I suppose the political climate hasn’t helped, watching the news is starting to make me angry and upset and there seems no let-up in the disfranchisement of people like me. I also know autumn is coming and that is always associated with my mum’s death, it going to be four years since she died. Time has gone by very quickly and that scares me.
As I had said before, I have been having these silent moments but this has now transferred to my body reacting to my lack of communication, so on that day in Hasting walking I found myself crying and feeling worthless but also sense of relief, my whole body shaking, wrinkled face wet with tears and feeling weak and pathetic.
Luckily I wasn’t alone and my boyfriend was very comforting but I was surprised that I cried, I suppose the anxiety that I had been harbouring had to come out somehow.
For the past few days I have been feeling very emotional, I cried last night thinking about shadowy online of my future which was in my mind at the time, feeling like a failure and too old to try anymore I sort of morned for something that hadn’t happened yet.

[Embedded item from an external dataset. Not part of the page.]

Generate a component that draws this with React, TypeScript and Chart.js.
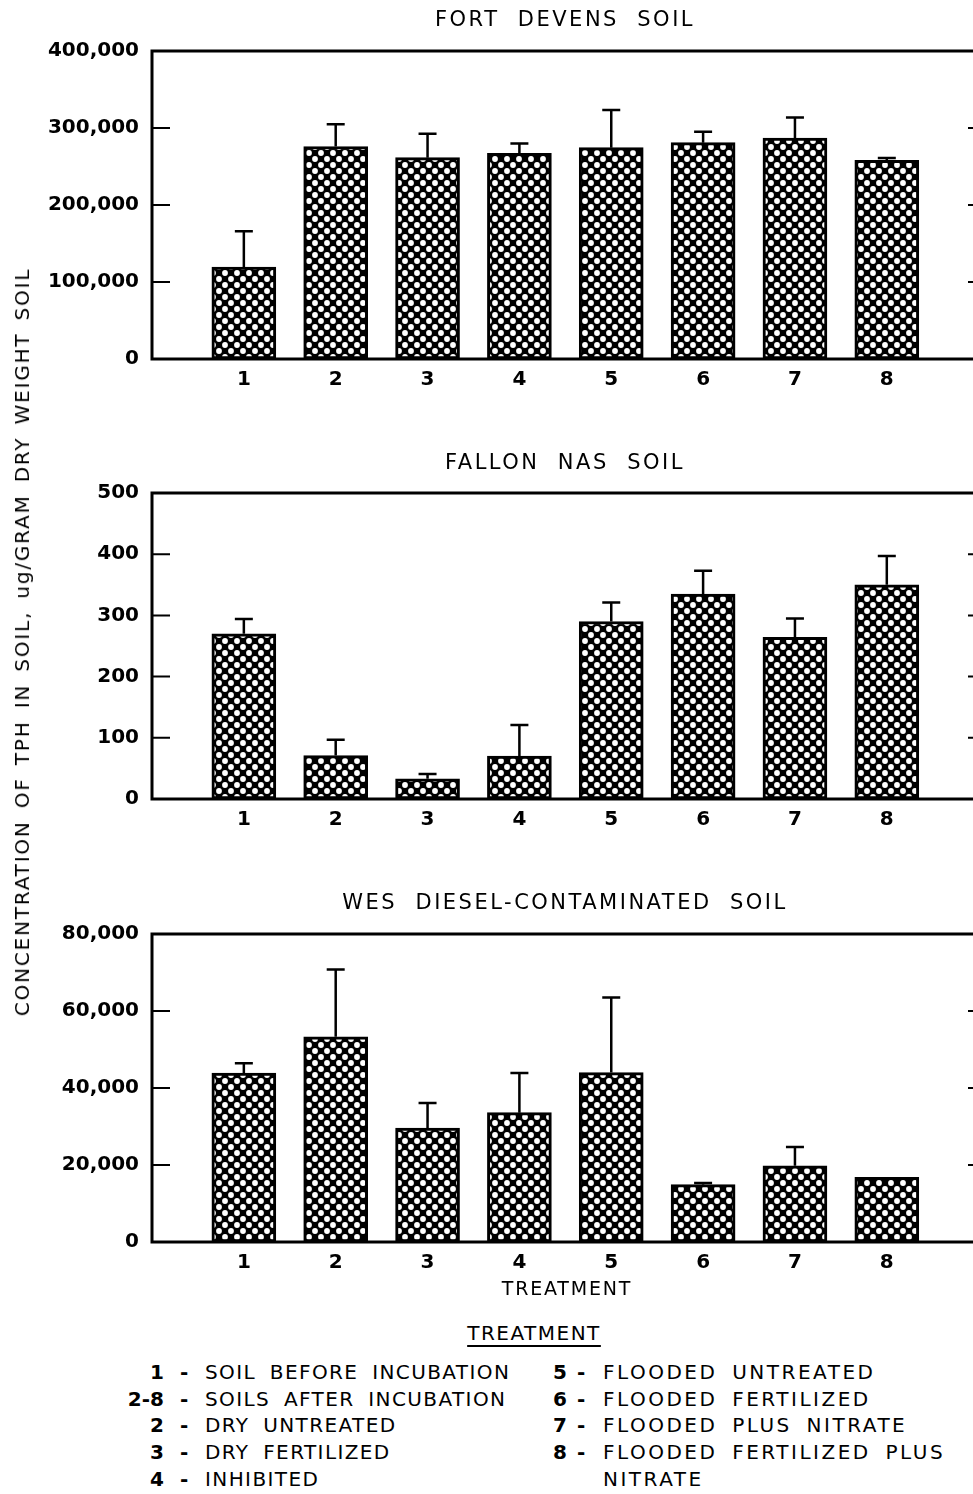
import React, { useEffect, useRef } from 'react';
import { Chart, registerables } from 'chart.js';

Chart.register(...registerables);

// Treatment numbers on the x axis
const treatments = [1, 2, 3, 4, 5, 6, 7, 8];

// Fort Devens soil (ug/g)
const fortDevensMeans = [119500, 276000, 261500, 267000, 274500, 281000, 287000, 258000];
const fortDevensErrors = [46500, 29000, 31000, 13000, 49000, 14000, 26500, 3000];
const fortDevensTicks = [0, 100000, 200000, 300000, 400000];

// Fallon NAS soil (ug/g)
const fallonMeans = [270, 71, 33, 70, 290, 335, 264, 350];
const fallonErrors = [24, 26, 8, 51, 31, 38, 31, 47];
const fallonTicks = [0, 100, 200, 300, 400, 500];

// WES diesel-contaminated soil (ug/g)
const wesMeans = [43900, 53300, 29600, 33600, 44000, 14900, 19800, 16800];
const wesErrors = [2500, 17500, 6500, 10300, 19500, 400, 4900, 0];
const wesTicks = [0, 20000, 40000, 60000, 80000];

const legendLeft: [string, string][] = [
  ['1', 'SOIL BEFORE INCUBATION'],
  ['2-8', 'SOILS AFTER INCUBATION'],
  ['2', 'DRY UNTREATED'],
  ['3', 'DRY FERTILIZED'],
  ['4', 'INHIBITED'],
];
const legendRight: [string, string][] = [
  ['5', 'FLOODED UNTREATED'],
  ['6', 'FLOODED FERTILIZED'],
  ['7', 'FLOODED PLUS NITRATE'],
  ['8', 'FLOODED FERTILIZED PLUS'],
  ['', 'NITRATE'],
];
const legendRows = [1372, 1399, 1425, 1452, 1479];

const FONT = '"DejaVu Sans", sans-serif';

type Panel = {
  title: string;
  means: number[];
  errors: number[];
  ticks: number[];
  top: number;
  height: number;
  padTop: number;
  xHeight: number;
  titleY: number;
  xTitle?: string;
};

const panels: Panel[] = [
  { title: 'FORT  DEVENS  SOIL', means: fortDevensMeans, errors: fortDevensErrors, ticks: fortDevensTicks, top: 0, height: 400, padTop: 51, xHeight: 41, titleY: 21 },
  { title: 'FALLON  NAS  SOIL', means: fallonMeans, errors: fallonErrors, ticks: fallonTicks, top: 440, height: 400, padTop: 53, xHeight: 41, titleY: 23.5 },
  { title: 'WES  DIESEL-CONTAMINATED  SOIL', means: wesMeans, errors: wesErrors, ticks: wesTicks, top: 880, height: 422, padTop: 54, xHeight: 60, titleY: 23.5, xTitle: 'TREATMENT' },
];

// Black cross-hatch with round white holes, used as bar fill
function makeHatch(): CanvasPattern | string {
  const tile = document.createElement('canvas');
  tile.width = 12;
  tile.height = 12;
  const t = tile.getContext('2d');
  if (!t) return '#000';
  t.fillStyle = '#000';
  t.fillRect(0, 0, 12, 12);
  t.fillStyle = '#fff';
  for (const [cx, cy] of [[3, 3], [9, 9]]) {
    t.beginPath();
    t.arc(cx, cy, 2.9, 0, Math.PI * 2);
    t.fill();
  }
  return t.createPattern(tile, 'repeat') || '#000';
}

function BarPanel({ p }: { p: Panel }) {
  const ref = useRef<HTMLCanvasElement>(null);
  useEffect(() => {
    const canvas = ref.current;
    if (!canvas) return;
    const hatch = makeHatch();
    const decor = {
      id: 'panelDecor',
      afterDatasetsDraw(chart: any) {
        const { ctx, chartArea: a } = chart;
        const y = chart.scales.y;
        ctx.save();
        ctx.strokeStyle = '#000';
        ctx.lineCap = 'butt';
        // error bars (upper side only)
        ctx.lineWidth = 2.5;
        const meta = chart.getDatasetMeta(0);
        meta.data.forEach((bar: any, i: number) => {
          const err = p.errors[i];
          if (!err) return;
          const yTop = y.getPixelForValue(p.means[i] + err);
          ctx.beginPath();
          ctx.moveTo(bar.x, bar.y);
          ctx.lineTo(bar.x, yTop);
          ctx.moveTo(bar.x - 9, yTop);
          ctx.lineTo(bar.x + 9, yTop);
          ctx.stroke();
        });
        // plot frame
        ctx.lineWidth = 3;
        ctx.strokeRect(a.left, a.top, a.right - a.left, a.bottom - a.top);
        // inward tick marks on both vertical sides
        ctx.lineWidth = 2;
        p.ticks.slice(1, -1).forEach((v) => {
          const py = y.getPixelForValue(v);
          ctx.beginPath();
          ctx.moveTo(a.left, py);
          ctx.lineTo(a.left + 18, py);
          ctx.moveTo(a.right - 18, py);
          ctx.lineTo(a.right, py);
          ctx.stroke();
        });
        // panel title
        ctx.fillStyle = '#000';
        ctx.font = `21px ${FONT}`;
        (ctx as any).letterSpacing = '2.5px';
        ctx.textAlign = 'center';
        ctx.textBaseline = 'middle';
        ctx.fillText(p.title, 565, p.titleY);
        // x axis title
        if (p.xTitle) {
          ctx.font = `19px ${FONT}`;
          (ctx as any).letterSpacing = '1.8px';
          ctx.fillText(p.xTitle, 567, a.bottom + 48);
        }
        ctx.restore();
      },
    };
    const chart = new Chart(canvas, {
      type: 'bar',
      data: {
        datasets: [
          {
            data: treatments.map((t, i) => ({ x: t, y: p.means[i] })),
            backgroundColor: hatch as any,
            borderColor: '#000',
            borderWidth: 3,
            borderSkipped: false,
            barThickness: 64,
          },
        ],
      },
      options: {
        responsive: false,
        animation: false,
        devicePixelRatio: 1,
        layout: { padding: { top: p.padTop, left: 0, right: 14, bottom: 0 } },
        plugins: {
          legend: { display: false },
          tooltip: { enabled: false },
          title: { display: false },
        },
        scales: {
          x: {
            type: 'linear',
            offset: false,
            min: 0,
            max: 9.08,
            grid: { display: false, drawTicks: false, offset: false },
            border: { display: false },
            afterBuildTicks: (s: any) => {
              s.ticks = treatments.map((v) => ({ value: v }));
            },
            afterFit: (s: any) => {
              s.height = p.xHeight;
            },
            ticks: {
              font: { family: FONT, weight: 'bold', size: 20 },
              color: '#000',
              padding: 9,
              autoSkip: false,
              maxRotation: 0,
              callback: (v: any) => String(v),
            },
          },
          y: {
            type: 'linear',
            min: 0,
            max: p.ticks[p.ticks.length - 1],
            grid: { display: false, drawTicks: false },
            border: { display: false },
            afterBuildTicks: (s: any) => {
              s.ticks = p.ticks.map((v) => ({ value: v }));
            },
            afterFit: (s: any) => {
              s.width = 152;
            },
            ticks: {
              font: { family: FONT, weight: 'bold', size: 20 },
              color: '#000',
              padding: 13,
              callback: (v: any) => Number(v).toLocaleString('en-US'),
            },
          },
        },
      } as any,
      plugins: [decor],
    });
    return () => chart.destroy();
  }, [p]);
  return (
    <canvas
      ref={ref}
      width={1000}
      height={p.height}
      style={{ position: 'absolute', left: 0, top: p.top, width: 1000, height: p.height }}
    />
  );
}

const textStyle: React.CSSProperties = {
  position: 'absolute',
  fontFamily: FONT,
  fontSize: 20,
  lineHeight: '24px',
  height: 24,
  whiteSpace: 'pre',
  color: '#000',
};

function LegendColumn({ items, numRight, dashX, textX, spacing }: { items: [string, string][]; numRight: number; dashX: number; textX: number; spacing: string }) {
  return (
    <>
      {items.map(([num, text], i) => {
        const top = legendRows[i] - 12;
        return (
          <React.Fragment key={i}>
            {num && (
              <span style={{ ...textStyle, top, left: numRight - 60, width: 60, textAlign: 'right', fontWeight: 'bold' }}>{num}</span>
            )}
            {num && <span style={{ ...textStyle, top, left: dashX, fontWeight: 'bold' }}>-</span>}
            <span style={{ ...textStyle, top, left: textX, letterSpacing: spacing, wordSpacing: '6px' }}>{text}</span>
          </React.Fragment>
        );
      })}
    </>
  );
}

export default function App() {
  return (
    <div style={{ position: 'fixed', left: 0, top: 0, width: 973, height: 1494, overflow: 'hidden', background: '#fff' }}>
      {panels.map((p, i) => (
        <BarPanel key={i} p={p} />
      ))}
      <div
        style={{
          position: 'absolute',
          left: 22,
          top: 642,
          transform: 'translate(-50%, -50%) rotate(-90deg)',
          fontFamily: FONT,
          fontSize: 20,
          letterSpacing: '1.8px',
          wordSpacing: '4px',
          whiteSpace: 'nowrap',
          color: '#000',
        }}
      >
        CONCENTRATION OF TPH IN SOIL, ug/GRAM DRY WEIGHT SOIL
      </div>
      <div
        style={{
          ...textStyle,
          top: 1321,
          left: 534,
          transform: 'translateX(-50%)',
          textDecoration: 'underline',
          textUnderlineOffset: '5px',
          letterSpacing: '1.5px',
        }}
      >
        TREATMENT
      </div>
      <LegendColumn items={legendLeft} numRight={164} dashX={180} textX={205} spacing="1.4px" />
      <LegendColumn items={legendRight} numRight={567} dashX={577} textX={603} spacing="2.5px" />
    </div>
  );
}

My lack of confidence and feeling ultra sensitive has meant that I haven’t left the house in a couple of days, I enjoy the peace and sanctity of home as I am able to rest and not over think anything. I distract myself with chores and recently re-organised my wardrobe in anticipation with autumn which is slowly encroaching.
I remember this time last year my mental health started to nose dive and I found myself back on medication again, but I also met my boyfriend so it wasn't all bad but the majority of it was pretty awful if I’m honest. I really need to nee honest with myself if I’m going to try not to revert to back to what happened to me last year.
It’s a Saturday morning and I’m in bed looking out into my garden, my boyfriend is playing computer games on his laptop and I’m sipping tea and slowly waking up to face the warm autumnal glow which is beaming through the french doors into my bedroom. It’s chilly so I pull the duvet up to my waist and I snuggle deeper into my bed, music is playing in the background and I feel calm.
I treasure moments like this, I feel calm and well rested. I don’t feel that anxious, although I know I can use my anxiety to help me get through to days to do list which isn’t grilling or overwhelming. I know my anxiety will always be with me but I’m slowly learning to work with it rather than bury it and not acknowledge what’s going on.
Sitting here now and reflecting on what has come and with some awareness of the challenges ahead of me, as it’s been four years since my Mum died and it would have been her 60th birthday in October.
This year has been tough mentally and physically but if I sit back and think to how I was this time last year - despite everything I am in a better space and I am progressing well within my life. I suppose this makes me feel hopeful and I need to remember this more ofter which is hard when I’m within the grips of my anxiety which means that I lose perspective and I can’t see through the fog that evades any rationale thought.
Autumn/winter are usually the roughest part of the year for me, this time last year I was very depressed and started taking my medication again and I was in a dark space which felt endless. I do feel that I have a better understanding of myself my mental health and I all I can promise myself is that I will keep working to not let myself get overwhelmed by my mental health problems and when I do feel anxious that I need to seek help - I have a good support network and I’m grateful for that.